What is this miracle feature, you ask?
Simply commenting code can save developers lots of headaches and development time. It can provide an explanation of how and why code snippets were used. It can describe variables, what they’re for, and how they’re utilized. It can describe program structures that help in debugging and maintenance. I even remember a comment to a SSC forum post by Jeff Moden who mentioned the return on investment of commenting code. It also reminded me of Steve Jones’ article about how important it is to comment code. I believe Jen’s presentation should be required for anyone who writes code. The benefits for commenting code are endless.
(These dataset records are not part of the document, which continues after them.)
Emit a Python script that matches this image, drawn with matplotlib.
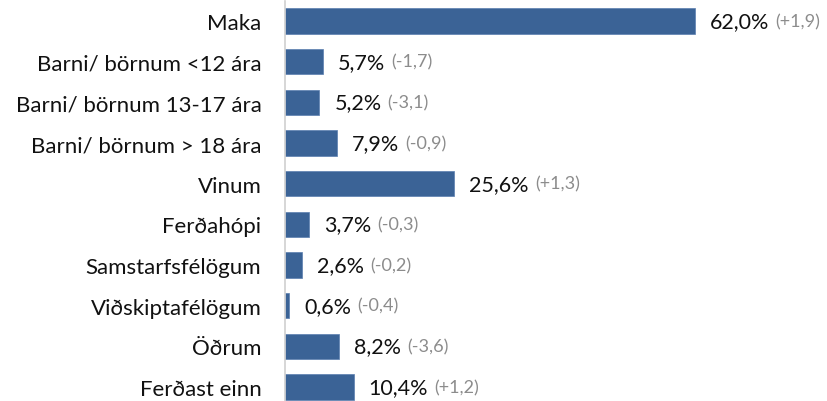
import matplotlib
matplotlib.use("Agg")
import matplotlib.pyplot as plt
import matplotlib.transforms as mtransforms

categories = ["Maka", "Barni/ börnum <12 ára", "Barni/ börnum 13-17 ára",
              "Barni/ börnum > 18 ára", "Vinum", "Ferðahópi",
              "Samstarfsfélögum", "Viðskiptafélögum", "Öðrum", "Ferðast einn"]
values = [62.0, 5.7, 5.2, 7.9, 25.6, 3.7, 2.6, 0.6, 8.2, 10.4]
changes = ["+1,9", "-1,7", "-3,1", "-0,9", "+1,3", "-0,3", "-0,2", "-0,4", "-3,6", "+1,2"]

plt.rcParams['font.family'] = ['Lato', 'DejaVu Sans']

fig = plt.figure(figsize=(8.28, 4.02), dpi=100)
ax = fig.add_axes([285/828, -6.4/402, 1 - 285/828, 406.7/402])

y = list(range(len(categories)))
ax.barh(y, values, height=0.62, color="#3B6396", edgecolor="#5a7fb0", linewidth=0.5)
ax.set_xlim(0, 82.1)
ax.set_ylim(len(categories) - 0.5, -0.5)

ax.set_yticks(y)
ax.set_yticklabels(categories, fontsize=16, color="#111111")
ax.tick_params(axis='y', length=0, pad=17)
ax.set_xticks([])
for s in ["top", "right", "bottom"]:
    ax.spines[s].set_visible(False)
ax.spines["left"].set_color("#d0d0d0")
ax.spines["left"].set_linewidth(1.2)

fig.canvas.draw()
r = fig.canvas.get_renderer()
for i, (v, c) in enumerate(zip(values, changes)):
    off = mtransforms.offset_copy(ax.transData, fig=fig, x=15, y=0, units='dots')
    t = ax.text(v, i, f"{v:.1f}%".replace(".", ","), transform=off,
                va="center", ha="left", fontsize=15.5, color="#111111")
    bb = t.get_window_extent(renderer=r)
    ax.annotate(f"({c})", xy=(bb.x1, (bb.y0 + bb.y1) / 2), xycoords='figure pixels',
                xytext=(6, 0), textcoords='offset pixels',
                va="center", ha="left", fontsize=13, color="#8c8c8c")

fig.savefig("out.png", dpi=100)
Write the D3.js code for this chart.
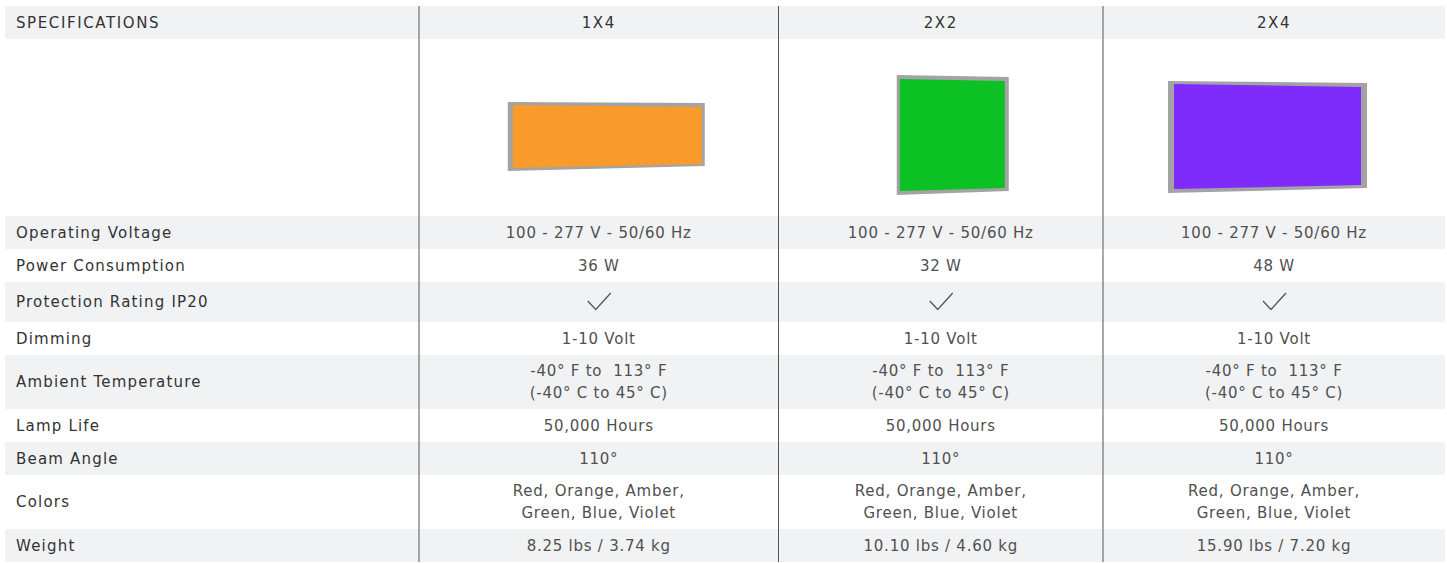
<!DOCTYPE html>
<html>
<head>
<meta charset="utf-8">
<script src="https://cdn.jsdelivr.net/npm/d3@7"></script>
<style>
  body { margin: 0; background: #fff; }
  svg { display: block; font-family: "DejaVu Sans", sans-serif; }
</style>
</head>
<body>
<svg id="svg" width="1447" height="563"></svg>
<script>
// ---- //
// Data //
// ---- //

const headerLabel = "SPECIFICATIONS";
const models = ["1X4", "2X2", "2X4"];
const panelColors = ["#f99b2a", "#0bc124", "#7f2bfc"];

const specLabels = [
  "Operating Voltage",
  "Power Consumption",
  "Protection Rating IP20",
  "Dimming",
  "Ambient Temperature",
  "Lamp Life",
  "Beam Angle",
  "Colors",
  "Weight"
];

// one entry per model, "\n" splits a cell in two lines, "check" is the tick mark
const specs1x4 = ["100 - 277 V - 50/60 Hz", "36 W", "check", "1-10 Volt",
  "-40° F to  113° F\n(-40° C to 45° C)", "50,000 Hours", "110°",
  "Red, Orange, Amber,\nGreen, Blue, Violet", "8.25 lbs / 3.74 kg"];
const specs2x2 = ["100 - 277 V - 50/60 Hz", "32 W", "check", "1-10 Volt",
  "-40° F to  113° F\n(-40° C to 45° C)", "50,000 Hours", "110°",
  "Red, Orange, Amber,\nGreen, Blue, Violet", "10.10 lbs / 4.60 kg"];
const specs2x4 = ["100 - 277 V - 50/60 Hz", "48 W", "check", "1-10 Volt",
  "-40° F to  113° F\n(-40° C to 45° C)", "50,000 Hours", "110°",
  "Red, Orange, Amber,\nGreen, Blue, Violet", "15.90 lbs / 7.20 kg"];
const specValues = [specs1x4, specs2x2, specs2x4];

// ------ //
// Layout //
// ------ //

const svg = d3.select("#svg");
const x0 = 5, x1 = 1445, y0 = 6;
const headerH = 33, imageH = 177;
const lineH = 22;
const bandFill = "#f1f2f4";

// column edges (label column, then one per model)
const colKeys = ["label", ...models];
const colEdges = [x0, 419, 778.5, 1103, x1];
const colX = d3.scaleOrdinal().domain(colKeys).range(colEdges.slice(0, 4));
const colW = k => colEdges[colKeys.indexOf(k) + 1] - colX(k);
const colCenter = k => colX(k) + colW(k) / 2;

// row heights from content
const rowHeight = i => {
  const v = specs1x4[i];
  if (v === "check") return 40;
  return v.includes("\n") ? 54 : 33;
};
const rowY = [];
let yy = y0 + headerH + imageH;
specLabels.forEach((d, i) => { rowY.push(yy); yy += rowHeight(i); });
const yEnd = yy;

// header band
svg.append("rect")
  .attr("x", x0).attr("y", y0)
  .attr("width", x1 - x0).attr("height", headerH)
  .attr("fill", bandFill);

// zebra bands on spec rows
svg.append("g").selectAll("rect")
  .data(specLabels.map((d, i) => i).filter(i => i % 2 === 0))
  .join("rect")
  .attr("x", x0)
  .attr("y", i => rowY[i])
  .attr("width", x1 - x0)
  .attr("height", i => rowHeight(i))
  .attr("fill", bandFill);

// header texts
const headFont = { size: 15, ls: 1.6, fill: "#333" };
svg.append("text")
  .attr("x", 16).attr("y", y0 + headerH / 2).attr("dy", "0.36em")
  .attr("font-size", headFont.size).attr("letter-spacing", headFont.ls)
  .attr("fill", headFont.fill)
  .text(headerLabel);
svg.append("g").selectAll("text")
  .data(models)
  .join("text")
  .attr("x", d => colCenter(d)).attr("y", y0 + headerH / 2).attr("dy", "0.36em")
  .attr("text-anchor", "middle")
  .attr("font-size", headFont.size).attr("letter-spacing", headFont.ls)
  .attr("fill", headFont.fill)
  .text(d => d);

// panel pictures, drawn slightly skewed like the product shots
const panelShape = [
  // outer frame / inner face: [dx from column center, y]
  { outer: [[-91, 102], [106, 103], [106, 166], [-91, 171]], inner: [[-86, 105], [103, 107], [103, 164], [-86, 168]] },
  { outer: [[-44, 75], [68, 77], [68, 191], [-44, 195]], inner: [[-41, 79], [64, 81], [64, 188], [-41, 191]] },
  { outer: [[-106, 81], [93, 83], [93, 188], [-106, 193]], inner: [[-100, 84], [87, 87], [87, 185], [-100, 189]] }
];
const pts = (arr, cx) => arr.map(([dx, py]) => [cx + dx, py].join(",")).join(" ");
const panels = svg.append("g").selectAll("g")
  .data(models)
  .join("g");
panels.append("polygon")
  .attr("points", (d, i) => pts(panelShape[i].outer, colCenter(d)))
  .attr("fill", "#a3a3a5");
panels.append("polygon")
  .attr("points", (d, i) => pts(panelShape[i].inner, colCenter(d)))
  .attr("fill", (d, i) => panelColors[i]);

// spec labels
svg.append("g").selectAll("text")
  .data(specLabels)
  .join("text")
  .attr("x", 16)
  .attr("y", (d, i) => rowY[i] + rowHeight(i) / 2)
  .attr("dy", "0.36em")
  .attr("font-size", 15).attr("letter-spacing", 1.2)
  .attr("fill", "#333")
  .text(d => d);

// spec values
const check = d3.line();
models.forEach((m, mi) => {
  const g = svg.append("g").attr("fill", "#505050");
  specValues[mi].forEach((v, i) => {
    const cy = rowY[i] + rowHeight(i) / 2;
    const cx = colCenter(m);
    if (v === "check") {
      g.append("path")
        .attr("d", check([[cx - 11, cy - 1], [cx - 3, cy + 7.5], [cx + 12, cy - 9]]))
        .attr("fill", "none")
        .attr("stroke", "#555")
        .attr("stroke-width", 1.3);
      return;
    }
    const lines = v.split("\n");
    const t = g.append("text")
      .attr("text-anchor", "middle")
      .style("white-space", "pre")
      .attr("font-size", 15).attr("letter-spacing", 0.75);
    lines.forEach((s, li) => {
      t.append("tspan")
        .attr("x", cx)
        .attr("y", cy + (li - (lines.length - 1) / 2) * lineH)
        .attr("dy", "0.36em")
        .text(s);
    });
  });
});

// column separators
svg.append("g").selectAll("line")
  .data(colEdges.slice(1, 4))
  .join("line")
  .attr("x1", d => d).attr("x2", d => d)
  .attr("y1", y0).attr("y2", yEnd)
  .attr("stroke", "#555")
  .attr("stroke-width", 1);
</script>
</body>
</html>
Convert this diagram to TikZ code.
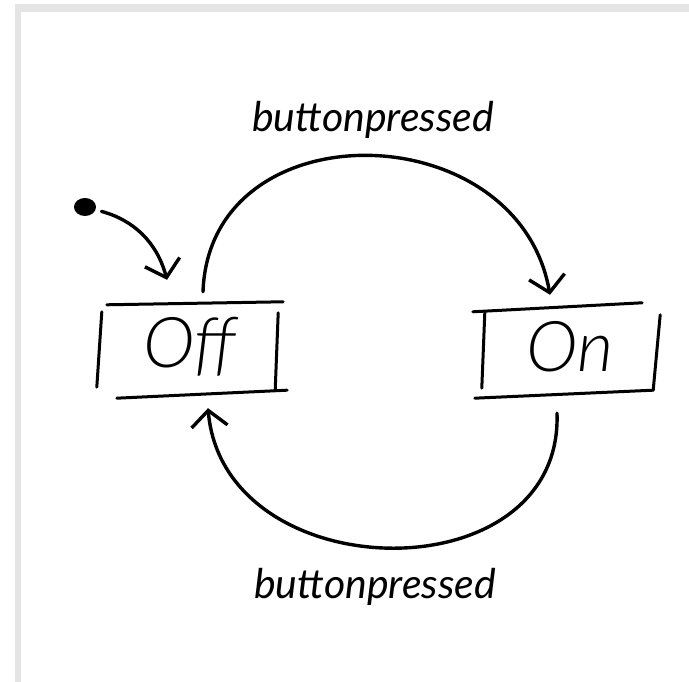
\documentclass[tikz,border=0pt]{standalone}
\usepackage{fontspec}
\usepackage{tikz}
\usetikzlibrary{arrows.meta, positioning, shapes.geometric, calc}
\newfontfamily\handfont{Lato Light Italic}
\newfontfamily\labelfont{Lato Italic}
\definecolor{framegray}{HTML}{E4E4E4}

\begin{document}
\begin{tikzpicture}[
    x=1pt, y=1pt,
    state/.style={minimum width=180pt, minimum height=90pt, inner sep=0pt, font=\handfont\fontsize{70}{80}\selectfont},
    stroke/.style={line width=3pt, line cap=round},
    arr/.style={-{Straight Barb[length=16pt, width=36pt]}, line width=3.4pt, line cap=round},
    lbl/.style={font=\labelfont\fontsize{41}{48}\selectfont}
]
    \useasboundingbox (0,0) rectangle (689,682);
    % page frame
    \fill[framegray] (15,670) rectangle (689,678);
    \fill[framegray] (15,0) rectangle (21,678);

    \node[state] (off) at (190,335) {Off};
    \node[state] (on) at (570,335) {On};
    \node[ellipse, fill=black, inner sep=0pt, minimum width=22pt, minimum height=18pt] (init) at (85,475) {};

    % sketched boxes
    \draw[stroke] ($(off.north west)+(7,-3)$) -- ($(off.north east)+(3,0)$);
    \draw[stroke] ($(off.north west)+(2,-10)$) -- ($(off.south west)+(-3,5)$);
    \draw[stroke] ($(off.north east)+(-2,-11)$) -- ($(off.south east)+(-5,2)$);
    \draw[stroke] ($(off.south west)+(17,-6)$) -- ($(off.south east)+(7,2)$);
    \draw[stroke] ($(on.north west)+(-7,-10)$) -- ($(on.north east)+(-18,-1)$);
    \draw[stroke] ($(on.north west)+(5,-11)$) -- ($(on.south west)+(2,4)$);
    \draw[stroke] ($(on.north east)+(0,-13)$) -- ($(on.south east)+(-7,2)$);
    \draw[stroke] ($(on.south west)+(-5,-6)$) -- ($(on.south east)+(-7,2)$);

    % transitions
    \draw[arr, shorten <=6pt] (init) to[out=-15, in=105] ([xshift=-23, yshift=22]off.north);
    \draw[arr] ([xshift=13, yshift=10]off.north) to[out=88, in=100, looseness=1.36] ([xshift=-20, yshift=7]on.north);
    \draw[arr] ([xshift=-13, yshift=-21]on.south) to[out=-88, in=-85, looseness=1.34] ([xshift=18, yshift=-16]off.south);

    \node[lbl] (lblon) at (373,562) {buttonpressed};
    \node[lbl] (lbloff) at (375,95) {buttonpressed};
\end{tikzpicture}
\end{document}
Commenting code is probably one of the simplest and most useful, yet most underutilized, methods of documentation. I’ve mentioned time and again about how documentation gets no respect in technology, and yet too many developers still refuse to do it. Jen’s presentation was a reminder of how important it is to document code; in fact, she also mentioned some points that didn’t occur to me. For example, documents such as Word, Wikis, or Confluence can get lost, misplaced, or buried. Code comments, however, stay with the code; it cannot get lost or separated from the code. (There were several other points she mentioned as well, but it’s her presentation, not mine, so I don’t want to take away from it.)
When I was in school, I was docked points when I didn’t comment my code. Sometimes, I think developers should be docked pay if they don’t do so. Commenting code is the simplest, yet most effective tools around. So you want to be a better developer? Then comment your damn code!